--- What you need to do ---
Using the listing below, give again exactly the lines from the line with "Emit a web page" to the line with "const X_MAX = 297, Y_MAX = 304;", inclusive, without the pictures.

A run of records
********

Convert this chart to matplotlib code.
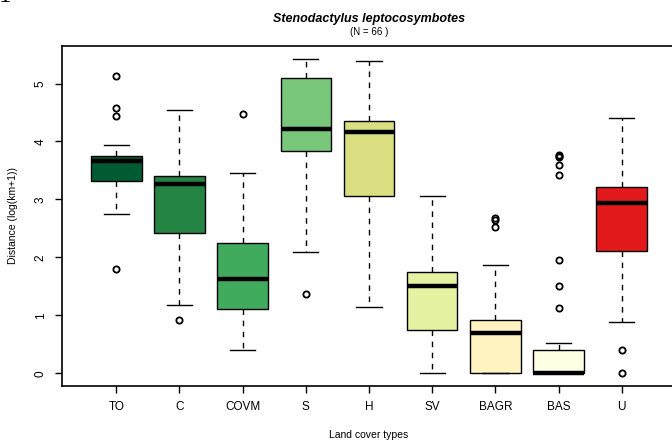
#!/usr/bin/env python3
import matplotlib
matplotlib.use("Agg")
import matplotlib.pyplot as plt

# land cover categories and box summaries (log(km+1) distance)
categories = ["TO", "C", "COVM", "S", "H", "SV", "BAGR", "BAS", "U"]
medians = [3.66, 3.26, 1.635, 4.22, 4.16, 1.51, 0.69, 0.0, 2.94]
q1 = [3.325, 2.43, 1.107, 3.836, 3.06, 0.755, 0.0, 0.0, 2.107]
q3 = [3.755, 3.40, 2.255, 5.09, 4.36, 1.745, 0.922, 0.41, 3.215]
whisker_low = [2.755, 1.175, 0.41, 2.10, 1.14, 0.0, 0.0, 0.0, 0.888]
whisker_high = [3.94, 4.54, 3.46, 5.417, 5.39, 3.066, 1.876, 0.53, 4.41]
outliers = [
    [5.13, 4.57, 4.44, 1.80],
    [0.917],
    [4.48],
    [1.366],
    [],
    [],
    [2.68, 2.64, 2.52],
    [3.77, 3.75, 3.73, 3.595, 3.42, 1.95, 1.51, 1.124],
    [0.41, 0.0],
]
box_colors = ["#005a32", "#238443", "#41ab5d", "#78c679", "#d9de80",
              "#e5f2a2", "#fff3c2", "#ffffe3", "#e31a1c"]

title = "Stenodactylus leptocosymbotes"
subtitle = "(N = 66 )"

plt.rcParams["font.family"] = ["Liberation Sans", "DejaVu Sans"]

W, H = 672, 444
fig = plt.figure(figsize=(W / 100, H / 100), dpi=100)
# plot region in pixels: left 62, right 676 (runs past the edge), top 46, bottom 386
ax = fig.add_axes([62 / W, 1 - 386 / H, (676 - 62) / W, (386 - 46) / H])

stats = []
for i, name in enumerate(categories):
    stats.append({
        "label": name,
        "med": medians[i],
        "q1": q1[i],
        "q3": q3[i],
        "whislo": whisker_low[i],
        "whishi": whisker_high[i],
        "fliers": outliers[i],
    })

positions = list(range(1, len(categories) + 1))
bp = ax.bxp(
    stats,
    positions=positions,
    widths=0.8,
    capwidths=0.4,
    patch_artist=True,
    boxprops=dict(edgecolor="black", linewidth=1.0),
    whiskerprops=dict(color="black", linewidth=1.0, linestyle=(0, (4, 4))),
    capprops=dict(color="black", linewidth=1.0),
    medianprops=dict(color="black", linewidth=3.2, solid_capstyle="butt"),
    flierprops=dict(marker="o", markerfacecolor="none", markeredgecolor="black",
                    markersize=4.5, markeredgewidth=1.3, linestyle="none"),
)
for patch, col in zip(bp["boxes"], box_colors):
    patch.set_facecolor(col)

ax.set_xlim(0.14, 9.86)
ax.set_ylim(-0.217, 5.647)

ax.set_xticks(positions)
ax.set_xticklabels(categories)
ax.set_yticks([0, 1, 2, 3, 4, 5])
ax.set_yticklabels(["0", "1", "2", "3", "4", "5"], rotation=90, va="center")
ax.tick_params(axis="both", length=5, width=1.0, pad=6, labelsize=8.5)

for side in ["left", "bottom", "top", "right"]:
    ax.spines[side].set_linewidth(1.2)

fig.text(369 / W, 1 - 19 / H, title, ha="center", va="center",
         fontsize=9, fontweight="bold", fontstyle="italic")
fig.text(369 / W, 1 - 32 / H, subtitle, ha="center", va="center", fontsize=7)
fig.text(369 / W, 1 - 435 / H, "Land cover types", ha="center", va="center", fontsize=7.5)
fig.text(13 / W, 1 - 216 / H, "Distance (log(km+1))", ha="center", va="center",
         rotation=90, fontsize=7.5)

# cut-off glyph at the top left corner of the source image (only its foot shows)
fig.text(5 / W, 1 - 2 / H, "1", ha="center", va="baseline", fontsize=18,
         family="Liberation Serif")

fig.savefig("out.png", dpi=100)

********

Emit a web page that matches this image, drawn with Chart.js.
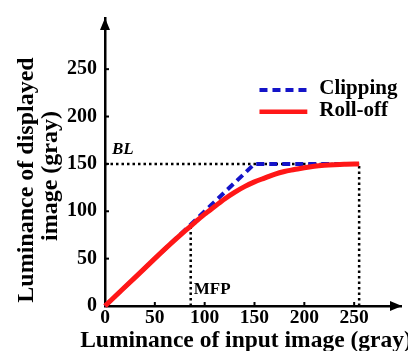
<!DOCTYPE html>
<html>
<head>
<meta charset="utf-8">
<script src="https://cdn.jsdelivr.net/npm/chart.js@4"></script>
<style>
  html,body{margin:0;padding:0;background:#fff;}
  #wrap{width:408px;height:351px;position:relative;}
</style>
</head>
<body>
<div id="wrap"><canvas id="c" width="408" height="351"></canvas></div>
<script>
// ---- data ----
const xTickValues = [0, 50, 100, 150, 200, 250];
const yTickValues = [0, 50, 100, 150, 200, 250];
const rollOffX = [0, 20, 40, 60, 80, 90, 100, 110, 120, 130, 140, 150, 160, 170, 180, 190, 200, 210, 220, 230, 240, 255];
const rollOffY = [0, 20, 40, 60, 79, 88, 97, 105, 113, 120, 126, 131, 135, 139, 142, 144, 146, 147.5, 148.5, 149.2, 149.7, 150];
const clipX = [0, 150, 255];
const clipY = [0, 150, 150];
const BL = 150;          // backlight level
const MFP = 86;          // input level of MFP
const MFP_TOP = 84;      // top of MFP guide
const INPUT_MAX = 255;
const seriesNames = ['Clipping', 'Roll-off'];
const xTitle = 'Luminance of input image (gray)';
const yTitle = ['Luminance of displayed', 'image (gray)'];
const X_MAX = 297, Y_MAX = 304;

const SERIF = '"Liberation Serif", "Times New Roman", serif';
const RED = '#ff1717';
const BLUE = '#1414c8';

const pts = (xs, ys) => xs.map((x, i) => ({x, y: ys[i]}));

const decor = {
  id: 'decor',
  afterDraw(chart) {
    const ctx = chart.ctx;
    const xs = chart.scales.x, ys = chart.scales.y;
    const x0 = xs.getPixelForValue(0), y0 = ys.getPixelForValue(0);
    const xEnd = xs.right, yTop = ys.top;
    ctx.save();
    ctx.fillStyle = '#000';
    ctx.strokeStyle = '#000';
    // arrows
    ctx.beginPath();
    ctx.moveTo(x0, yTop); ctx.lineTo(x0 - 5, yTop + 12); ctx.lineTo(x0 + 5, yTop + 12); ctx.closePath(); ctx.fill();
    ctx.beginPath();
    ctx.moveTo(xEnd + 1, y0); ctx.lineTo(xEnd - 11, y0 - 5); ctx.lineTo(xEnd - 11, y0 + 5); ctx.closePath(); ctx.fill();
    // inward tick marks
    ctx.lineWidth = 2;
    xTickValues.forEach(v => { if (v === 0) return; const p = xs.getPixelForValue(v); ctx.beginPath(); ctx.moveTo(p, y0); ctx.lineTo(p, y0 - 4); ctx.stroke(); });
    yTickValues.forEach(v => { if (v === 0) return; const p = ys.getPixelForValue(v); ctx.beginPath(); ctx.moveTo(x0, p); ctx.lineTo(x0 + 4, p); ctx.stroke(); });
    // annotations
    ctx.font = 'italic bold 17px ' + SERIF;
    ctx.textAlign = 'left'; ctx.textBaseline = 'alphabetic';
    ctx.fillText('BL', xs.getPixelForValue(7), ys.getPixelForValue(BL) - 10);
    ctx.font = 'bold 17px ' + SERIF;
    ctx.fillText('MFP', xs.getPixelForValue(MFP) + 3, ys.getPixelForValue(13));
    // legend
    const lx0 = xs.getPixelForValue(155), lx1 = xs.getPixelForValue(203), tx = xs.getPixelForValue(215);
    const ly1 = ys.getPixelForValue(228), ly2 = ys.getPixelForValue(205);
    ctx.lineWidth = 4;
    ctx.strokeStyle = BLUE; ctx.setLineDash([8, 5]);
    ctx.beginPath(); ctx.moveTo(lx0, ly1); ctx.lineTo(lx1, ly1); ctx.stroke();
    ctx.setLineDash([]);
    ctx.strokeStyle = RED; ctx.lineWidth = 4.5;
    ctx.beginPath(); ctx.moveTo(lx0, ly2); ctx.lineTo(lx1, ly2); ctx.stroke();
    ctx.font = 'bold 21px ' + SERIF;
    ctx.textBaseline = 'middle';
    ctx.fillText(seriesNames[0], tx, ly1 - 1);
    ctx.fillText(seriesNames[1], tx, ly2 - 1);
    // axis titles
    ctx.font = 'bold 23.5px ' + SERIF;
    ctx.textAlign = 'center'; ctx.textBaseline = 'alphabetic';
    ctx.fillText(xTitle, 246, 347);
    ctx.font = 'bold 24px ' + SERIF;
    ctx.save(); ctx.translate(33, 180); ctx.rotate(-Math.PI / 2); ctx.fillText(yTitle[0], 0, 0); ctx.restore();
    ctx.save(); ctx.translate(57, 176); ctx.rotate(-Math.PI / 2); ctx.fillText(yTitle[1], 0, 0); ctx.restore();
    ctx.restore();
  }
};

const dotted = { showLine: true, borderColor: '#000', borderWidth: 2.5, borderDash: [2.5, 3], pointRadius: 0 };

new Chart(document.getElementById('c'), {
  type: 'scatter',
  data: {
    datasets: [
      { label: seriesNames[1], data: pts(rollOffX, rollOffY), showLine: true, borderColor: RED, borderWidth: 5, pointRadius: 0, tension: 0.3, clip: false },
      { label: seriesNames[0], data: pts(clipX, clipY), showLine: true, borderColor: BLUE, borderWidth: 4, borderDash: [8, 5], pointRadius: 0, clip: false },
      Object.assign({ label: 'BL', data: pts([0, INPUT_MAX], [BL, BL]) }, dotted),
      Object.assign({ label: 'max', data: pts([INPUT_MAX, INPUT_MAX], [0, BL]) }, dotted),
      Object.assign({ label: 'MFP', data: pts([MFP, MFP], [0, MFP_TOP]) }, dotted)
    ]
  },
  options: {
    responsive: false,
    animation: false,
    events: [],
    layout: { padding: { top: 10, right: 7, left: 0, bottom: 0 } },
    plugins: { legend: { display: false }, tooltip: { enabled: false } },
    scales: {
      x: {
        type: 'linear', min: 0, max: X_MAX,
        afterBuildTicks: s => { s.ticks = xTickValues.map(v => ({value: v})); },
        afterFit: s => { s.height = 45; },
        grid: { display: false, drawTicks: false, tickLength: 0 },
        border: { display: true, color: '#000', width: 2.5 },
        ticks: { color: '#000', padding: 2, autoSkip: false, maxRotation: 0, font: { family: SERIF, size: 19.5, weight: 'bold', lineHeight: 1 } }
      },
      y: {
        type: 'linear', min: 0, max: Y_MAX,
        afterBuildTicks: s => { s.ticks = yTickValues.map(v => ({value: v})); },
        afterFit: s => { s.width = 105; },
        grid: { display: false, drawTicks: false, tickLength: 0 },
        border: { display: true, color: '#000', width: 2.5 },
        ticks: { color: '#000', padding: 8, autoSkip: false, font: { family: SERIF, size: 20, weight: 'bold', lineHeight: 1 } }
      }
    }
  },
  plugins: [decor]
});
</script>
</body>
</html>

********

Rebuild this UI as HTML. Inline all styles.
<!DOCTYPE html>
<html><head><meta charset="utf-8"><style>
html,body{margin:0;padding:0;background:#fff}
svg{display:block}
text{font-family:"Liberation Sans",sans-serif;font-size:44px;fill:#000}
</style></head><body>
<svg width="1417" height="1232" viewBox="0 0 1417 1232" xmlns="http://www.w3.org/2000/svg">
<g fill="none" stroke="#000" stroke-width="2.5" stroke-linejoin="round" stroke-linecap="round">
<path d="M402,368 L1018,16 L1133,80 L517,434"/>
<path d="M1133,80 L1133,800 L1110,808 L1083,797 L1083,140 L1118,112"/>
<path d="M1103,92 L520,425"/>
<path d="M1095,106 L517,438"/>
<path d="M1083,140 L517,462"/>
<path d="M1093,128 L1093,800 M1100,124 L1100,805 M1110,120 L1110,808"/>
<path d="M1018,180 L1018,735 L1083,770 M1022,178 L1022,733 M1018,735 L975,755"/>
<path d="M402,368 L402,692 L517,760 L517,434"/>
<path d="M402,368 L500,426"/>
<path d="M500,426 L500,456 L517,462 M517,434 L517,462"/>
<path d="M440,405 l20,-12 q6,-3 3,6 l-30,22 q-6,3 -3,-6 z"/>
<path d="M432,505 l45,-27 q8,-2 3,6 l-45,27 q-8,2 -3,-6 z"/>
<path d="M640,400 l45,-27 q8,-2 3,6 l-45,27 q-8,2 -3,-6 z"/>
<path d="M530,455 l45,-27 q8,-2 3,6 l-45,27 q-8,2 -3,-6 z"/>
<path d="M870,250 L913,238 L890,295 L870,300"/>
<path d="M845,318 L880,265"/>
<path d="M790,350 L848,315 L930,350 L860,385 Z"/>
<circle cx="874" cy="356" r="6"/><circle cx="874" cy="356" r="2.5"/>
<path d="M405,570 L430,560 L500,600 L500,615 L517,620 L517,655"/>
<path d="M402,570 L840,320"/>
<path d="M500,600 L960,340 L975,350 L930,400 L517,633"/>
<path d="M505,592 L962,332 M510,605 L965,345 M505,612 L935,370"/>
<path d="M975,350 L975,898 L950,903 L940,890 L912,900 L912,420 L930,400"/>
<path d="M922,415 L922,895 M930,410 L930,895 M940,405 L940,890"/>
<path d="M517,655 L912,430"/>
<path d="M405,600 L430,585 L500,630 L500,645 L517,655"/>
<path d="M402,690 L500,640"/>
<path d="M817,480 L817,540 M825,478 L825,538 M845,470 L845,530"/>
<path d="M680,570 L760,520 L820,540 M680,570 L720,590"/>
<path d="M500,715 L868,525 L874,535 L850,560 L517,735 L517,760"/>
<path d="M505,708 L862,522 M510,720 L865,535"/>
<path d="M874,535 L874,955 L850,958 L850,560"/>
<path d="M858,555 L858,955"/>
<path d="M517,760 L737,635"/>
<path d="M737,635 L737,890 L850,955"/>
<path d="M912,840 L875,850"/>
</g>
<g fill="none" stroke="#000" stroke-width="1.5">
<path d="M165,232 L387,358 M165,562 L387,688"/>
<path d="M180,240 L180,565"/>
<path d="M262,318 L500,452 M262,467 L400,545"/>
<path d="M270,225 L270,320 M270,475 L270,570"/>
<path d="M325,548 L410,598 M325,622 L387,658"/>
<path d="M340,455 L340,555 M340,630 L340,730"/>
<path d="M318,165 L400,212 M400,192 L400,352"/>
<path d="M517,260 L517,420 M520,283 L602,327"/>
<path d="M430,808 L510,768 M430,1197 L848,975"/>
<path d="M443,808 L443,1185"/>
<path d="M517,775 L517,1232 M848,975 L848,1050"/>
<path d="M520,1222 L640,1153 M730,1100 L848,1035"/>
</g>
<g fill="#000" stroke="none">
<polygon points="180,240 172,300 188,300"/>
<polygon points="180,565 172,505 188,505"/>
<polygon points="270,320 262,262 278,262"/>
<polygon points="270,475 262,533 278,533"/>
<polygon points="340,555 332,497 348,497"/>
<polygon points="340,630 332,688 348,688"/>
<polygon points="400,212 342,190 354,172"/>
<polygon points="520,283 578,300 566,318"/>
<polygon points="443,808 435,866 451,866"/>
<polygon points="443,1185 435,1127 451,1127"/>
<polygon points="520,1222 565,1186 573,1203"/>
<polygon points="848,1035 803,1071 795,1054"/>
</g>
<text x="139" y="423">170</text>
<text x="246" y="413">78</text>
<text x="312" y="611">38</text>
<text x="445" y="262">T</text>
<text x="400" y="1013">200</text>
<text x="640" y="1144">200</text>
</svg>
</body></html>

********

--- Result for this exercise ---
Emit a web page that matches this image, drawn with Chart.js.
<!DOCTYPE html>
<html>
<head>
<meta charset="utf-8">
<script src="https://cdn.jsdelivr.net/npm/chart.js@4"></script>
<style>
  html,body{margin:0;padding:0;background:#fff;}
  #wrap{width:408px;height:351px;position:relative;}
</style>
</head>
<body>
<div id="wrap"><canvas id="c" width="408" height="351"></canvas></div>
<script>
// ---- data ----
const xTickValues = [0, 50, 100, 150, 200, 250];
const yTickValues = [0, 50, 100, 150, 200, 250];
const rollOffX = [0, 20, 40, 60, 80, 90, 100, 110, 120, 130, 140, 150, 160, 170, 180, 190, 200, 210, 220, 230, 240, 255];
const rollOffY = [0, 20, 40, 60, 79, 88, 97, 105, 113, 120, 126, 131, 135, 139, 142, 144, 146, 147.5, 148.5, 149.2, 149.7, 150];
const clipX = [0, 150, 255];
const clipY = [0, 150, 150];
const BL = 150;          // backlight level
const MFP = 86;          // input level of MFP
const MFP_TOP = 84;      // top of MFP guide
const INPUT_MAX = 255;
const seriesNames = ['Clipping', 'Roll-off'];
const xTitle = 'Luminance of input image (gray)';
const yTitle = ['Luminance of displayed', 'image (gray)'];
const X_MAX = 297, Y_MAX = 304;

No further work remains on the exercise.